* [Provided entries]:
_____
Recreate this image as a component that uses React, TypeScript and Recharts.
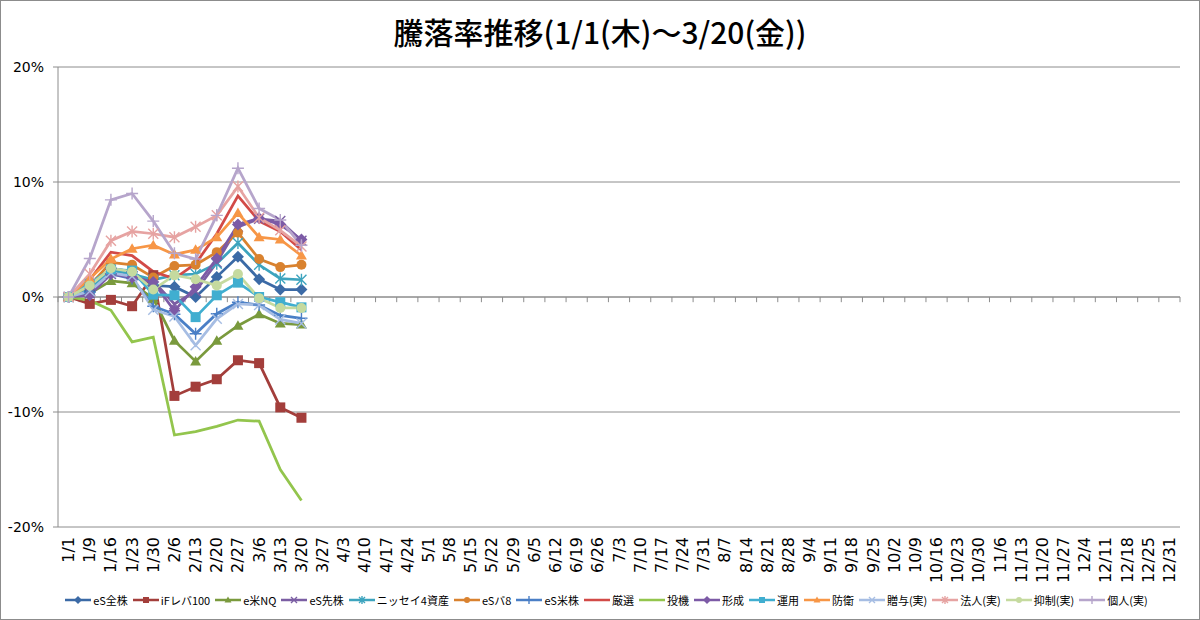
import React from "react";
import { LineChart, Line, XAxis, YAxis, CartesianGrid, ReferenceLine } from "recharts";

// weekly dates on the category axis
const dates = [
  "1/1", "1/9", "1/16", "1/23", "1/30", "2/6", "2/13", "2/20", "2/27", "3/6", "3/13", "3/20", "3/27",
  "4/3", "4/10", "4/17", "4/24", "5/1", "5/8", "5/15", "5/22", "5/29", "6/5", "6/12", "6/19", "6/26",
  "7/3", "7/10", "7/17", "7/24", "7/31", "8/7", "8/14", "8/21", "8/28", "9/4", "9/11", "9/18", "9/25",
  "10/2", "10/9", "10/16", "10/23", "10/30", "11/6", "11/13", "11/20", "11/27", "12/4", "12/11",
  "12/18", "12/25", "12/31",
];
const yTicks = [-20, -10, 0, 10, 20];

// 騰落率 (%), 1/1 .. 3/20
const esZenkabu = [0, 0.5, 2.5, 2.2, 1.0, 0.9, 0.0, 1.75, 3.5, 1.55, 0.65, 0.65];
const ifLeva100 = [0, -0.6, -0.25, -0.8, 1.9, -8.6, -7.8, -7.15, -5.5, -5.75, -9.6, -10.5];
const eBeiNQ = [0, 0.3, 1.4, 1.2, -0.15, -3.8, -5.6, -3.8, -2.5, -1.5, -2.3, -2.4];
const esSenkabu = [0, 0.3, 2.0, 1.8, 1.4, -0.6, 0.5, 3.0, 6.1, 6.8, 6.6, 4.9];
const nissay4 = [0, 0.7, 2.3, 2.0, 1.5, 1.9, 2.0, 2.9, 4.7, 2.8, 1.6, 1.5];
const esBa8 = [0, 1.0, 3.0, 2.8, 1.7, 2.7, 2.8, 3.9, 5.6, 3.3, 2.6, 2.8];
const esBeikabu = [0, 0.4, 2.0, 1.6, -0.8, -1.5, -3.2, -1.45, -0.45, -0.7, -1.6, -1.85];
const gensen = [0, 1.5, 3.9, 3.6, 2.2, 1.6, 2.9, 5.5, 8.8, 6.6, 5.7, 4.1];
const touki = [0, -0.3, -1.15, -3.9, -3.5, -12.0, -11.7, -11.25, -10.7, -10.8, -15.0, -17.7];
const keisei = [0, 0.15, 2.0, 1.7, 1.3, -1.2, 0.9, 3.35, 6.3, 6.85, 6.3, 5.0];
const unyou = [0, 1.2, 2.4, 2.3, 0.2, 0.15, -1.75, 0.15, 1.25, 0.0, -0.45, -0.9];
const bouei = [0, 1.6, 3.3, 4.2, 4.5, 3.7, 4.1, 5.2, 7.3, 5.2, 5.0, 3.6];
const zouyo = [0, 0.5, 2.1, 1.8, -1.1, -1.7, -4.2, -1.9, -0.6, -0.7, -1.95, -2.3];
const houjin = [0, 2.0, 4.9, 5.7, 5.5, 5.2, 6.1, 7.1, 9.6, 6.9, 5.8, 4.4];
const yokusei = [0, 1.0, 2.5, 2.2, 0.65, 1.9, 1.55, 1.0, 2.0, -0.1, -0.95, -0.95];
const kojin = [0, 3.35, 8.45, 9.0, 6.6, 3.8, 3.3, 7.1, 11.2, 7.7, 6.7, 4.5];

type Kind = "diamond" | "square" | "triangle" | "x" | "star" | "circle" | "plus" | "none";

const series: { name: string; values: number[]; color: string; marker: Kind }[] = [
  { name: "eS全株", values: esZenkabu, color: "#3B6AA6", marker: "diamond" },
  { name: "iFレバ100", values: ifLeva100, color: "#A33E3B", marker: "square" },
  { name: "e米NQ", values: eBeiNQ, color: "#7A9A3D", marker: "triangle" },
  { name: "eS先株", values: esSenkabu, color: "#7B5EA3", marker: "x" },
  { name: "ニッセイ4資産", values: nissay4, color: "#3DA4BE", marker: "star" },
  { name: "eSバ8", values: esBa8, color: "#D9822F", marker: "circle" },
  { name: "eS米株", values: esBeikabu, color: "#4A7FC6", marker: "plus" },
  { name: "厳選", values: gensen, color: "#D24A47", marker: "none" },
  { name: "投機", values: touki, color: "#93C54D", marker: "none" },
  { name: "形成", values: keisei, color: "#7C5AA6", marker: "diamond" },
  { name: "運用", values: unyou, color: "#40AED0", marker: "square" },
  { name: "防衛", values: bouei, color: "#F79646", marker: "triangle" },
  { name: "贈与(実)", values: zouyo, color: "#A6BDE3", marker: "x" },
  { name: "法人(実)", values: houjin, color: "#E6A3A2", marker: "star" },
  { name: "抑制(実)", values: yokusei, color: "#C5DA9F", marker: "circle" },
  { name: "個人(実)", values: kojin, color: "#B6A5CB", marker: "plus" },
];

const data = dates.map((d, i) => {
  const row: any = { i, d };
  series.forEach((s, k) => {
    row["s" + k] = i < s.values.length ? s.values[i] : null;
  });
  return row;
});

// category boundaries for the little tick marks on the 0% axis
const boundaries = Array.from({ length: dates.length + 1 }, (_, k) => k - 0.5);

function Marker({ kind, x, y, color, r = 5 }: { kind: Kind; x: number; y: number; color: string; r?: number }) {
  switch (kind) {
    case "diamond":
      return <polygon points={`${x},${y - r - 1} ${x + r + 1},${y} ${x},${y + r + 1} ${x - r - 1},${y}`} fill={color} />;
    case "square":
      return <rect x={x - r} y={y - r} width={r * 2} height={r * 2} fill={color} />;
    case "triangle":
      return <polygon points={`${x},${y - r - 0.5} ${x + r + 0.5},${y + r * 0.8} ${x - r - 0.5},${y + r * 0.8}`} fill={color} />;
    case "circle":
      return <circle cx={x} cy={y} r={r} fill={color} />;
    case "x":
      return <path d={`M${x - r},${y - r}L${x + r},${y + r}M${x - r},${y + r}L${x + r},${y - r}`} stroke={color} strokeWidth={1.4} />;
    case "star":
      return (
        <path
          d={`M${x - r},${y - r}L${x + r},${y + r}M${x - r},${y + r}L${x + r},${y - r}M${x},${y - r - 1}L${x},${y + r + 1}`}
          stroke={color}
          strokeWidth={1.4}
        />
      );
    case "plus":
      return <path d={`M${x - r - 1},${y}L${x + r + 1},${y}M${x},${y - r - 1}L${x},${y + r + 1}`} stroke={color} strokeWidth={1.4} />;
    default:
      return null;
  }
}

function DateTick(props: any) {
  const { x, y, payload } = props;
  return (
    <text
      transform={`translate(${x},${y + 2}) rotate(-90)`}
      textAnchor="end"
      dominantBaseline="central"
      fontSize={16}
      fontFamily="DejaVu Sans"
      fill="#000"
    >
      {dates[payload.value]}
    </text>
  );
}

function LegendRow() {
  return (
    <div
      style={{
        position: "absolute",
        top: 592,
        left: 8,
        width: 1200,
        display: "flex",
        justifyContent: "center",
        fontFamily: "'Noto Sans CJK JP'",
        fontSize: 11,
        color: "#000",
      }}
    >
      {series.map((s) => (
        <div key={s.name} style={{ display: "flex", alignItems: "center", marginRight: 4 }}>
          <svg width={28} height={14}>
            <line x1={1} y1={7} x2={27} y2={7} stroke={s.color} strokeWidth={2.5} />
            <Marker kind={s.marker} x={14} y={7} color={s.color} r={3} />
          </svg>
          <span style={{ marginLeft: 1 }}>{s.name}</span>
        </div>
      ))}
    </div>
  );
}

export default function App() {
  return (
    <div style={{ position: "absolute", left: 0, top: 0, width: 1200, height: 620, background: "#fff", overflow: "hidden" }}>
      <div
        style={{
          position: "absolute",
          top: 11,
          left: 0,
          width: 1200,
          textAlign: "center",
          fontFamily: "'Noto Sans CJK JP'",
          fontSize: 30,
          fontWeight: 500,
          lineHeight: "40px",
          color: "#000",
        }}
      >
        騰落率推移(1/1(木)～3/20(金))
      </div>
      <LineChart
        width={1200}
        height={620}
        data={data}
        margin={{ top: 67, right: 20, bottom: 35, left: 8 }}
        style={{ position: "absolute", left: 0, top: 0 }}
      >
        <CartesianGrid vertical={false} stroke="#8C8C8C" strokeWidth={1} />
        <XAxis
          dataKey="i"
          type="number"
          domain={[-0.5, dates.length - 0.5]}
          ticks={dates.map((_, i) => i)}
          interval={0}
          axisLine={false}
          tickLine={false}
          tick={<DateTick />}
          height={58}
        />
        <YAxis
          domain={[-20, 20]}
          ticks={yTicks}
          interval={0}
          width={50}
          stroke="#8C8C8C"
          tickSize={5}
          tickMargin={9}
          tickFormatter={(v: number) => `${v}%`}
          tick={{ fill: "#000", fontSize: 14, fontFamily: "DejaVu Sans" }}
        />
        <ReferenceLine y={0} stroke="#8C8C8C" />
        {boundaries.map((b) => (
          <ReferenceLine
            key={b}
            segment={[{ x: b, y: 0 }, { x: b, y: -0.45 }]}
            stroke="#8C8C8C"
          />
        ))}
        {series.map((s, k) => (
          <Line
            key={s.name}
            dataKey={"s" + k}
            name={s.name}
            stroke={s.color}
            strokeWidth={2.75}
            isAnimationActive={false}
            activeDot={false}
            dot={
              s.marker === "none"
                ? false
                : (p: any) =>
                    p.cy == null || p.value == null ? (
                      <g key={p.index} />
                    ) : (
                      <g key={p.index}>
                        <Marker kind={s.marker} x={p.cx} y={p.cy} color={s.color} />
                      </g>
                    )
            }
          />
        ))}
      </LineChart>
      <LegendRow />
      <div
        style={{
          position: "absolute",
          left: 0,
          top: 0,
          width: 1200,
          height: 620,
          boxSizing: "border-box",
          border: "1px solid #8C8C8C",
          pointerEvents: "none",
        }}
      />
    </div>
  );
}
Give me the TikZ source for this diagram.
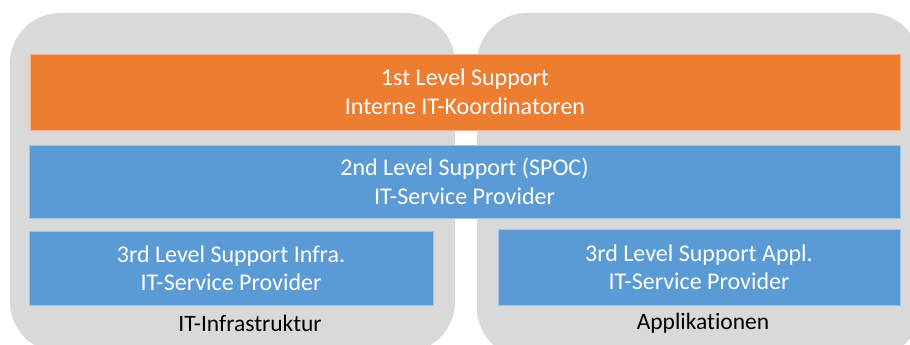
\documentclass[tikz,border=0pt]{standalone}
\usepackage{fontspec}
\setmainfont[Ligatures=NoCommon]{Carlito}
\definecolor{bggray}{HTML}{D9D9D9}
\definecolor{orangebox}{HTML}{ED7D31}
\definecolor{bluebox}{HTML}{5B9BD5}
\definecolor{boxedge}{HTML}{9DC3E6}
\definecolor{orangeedge}{HTML}{F4B183}
\tikzset{
  px/.style={x=1pt,y=-1pt},
  area/.style={fill=bggray, draw=none, rounded corners=50pt},
  lvlbox/.style={fill=bluebox, draw=boxedge, line width=0.6pt, text=white, align=center, font=\fontsize{24}{28.5}\selectfont, inner sep=0pt},
  firstbox/.style={fill=orangebox, draw=orangeedge, line width=0.6pt, text=white, align=center, font=\fontsize{24}{28.5}\selectfont, inner sep=0pt},
  arealabel/.style={text=black, font=\fontsize{23.5}{26}\selectfont, inner sep=0pt}
}
\begin{document}
\begin{tikzpicture}[px]
\useasboundingbox (0,0) rectangle (910,345);
\clip (0,0) rectangle (910,345);
\fill[area] (10,13) rectangle (455,352);
\fill[area] (477,13) rectangle (920,358);
\node[firstbox, minimum width=870pt, minimum height=76pt] (first) at (465,92) {1st Level Support\\Interne IT-Koordinatoren};
\node[lvlbox, minimum width=871pt, minimum height=73pt] (second) at (464.5,181.5) {2nd Level Support (SPOC)\\IT-Service Provider};
\node[lvlbox, minimum width=404pt, minimum height=74pt] (thirdinfra) at (231,268) {3rd Level Support Infra.\\IT-Service Provider};
\node[lvlbox, minimum width=402pt, minimum height=76pt] (thirdappl) at (699,267) {3rd Level Support Appl.\\IT-Service Provider};
\node[arealabel] (infra) at (250,323) {IT-Infrastruktur};
\node[arealabel] (appl) at (703,323) {Applikationen};
\end{tikzpicture}
\end{document}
_____
Make an exact copy of the lines from the top of the material through the line with "const yTicks = [-20, -10, 0, 10, 20];", pictures excluded.

* [Result for this task]:
Recreate this image as a component that uses React, TypeScript and Recharts.
import React from "react";
import { LineChart, Line, XAxis, YAxis, CartesianGrid, ReferenceLine } from "recharts";

// weekly dates on the category axis
const dates = [
  "1/1", "1/9", "1/16", "1/23", "1/30", "2/6", "2/13", "2/20", "2/27", "3/6", "3/13", "3/20", "3/27",
  "4/3", "4/10", "4/17", "4/24", "5/1", "5/8", "5/15", "5/22", "5/29", "6/5", "6/12", "6/19", "6/26",
  "7/3", "7/10", "7/17", "7/24", "7/31", "8/7", "8/14", "8/21", "8/28", "9/4", "9/11", "9/18", "9/25",
  "10/2", "10/9", "10/16", "10/23", "10/30", "11/6", "11/13", "11/20", "11/27", "12/4", "12/11",
  "12/18", "12/25", "12/31",
];
const yTicks = [-20, -10, 0, 10, 20];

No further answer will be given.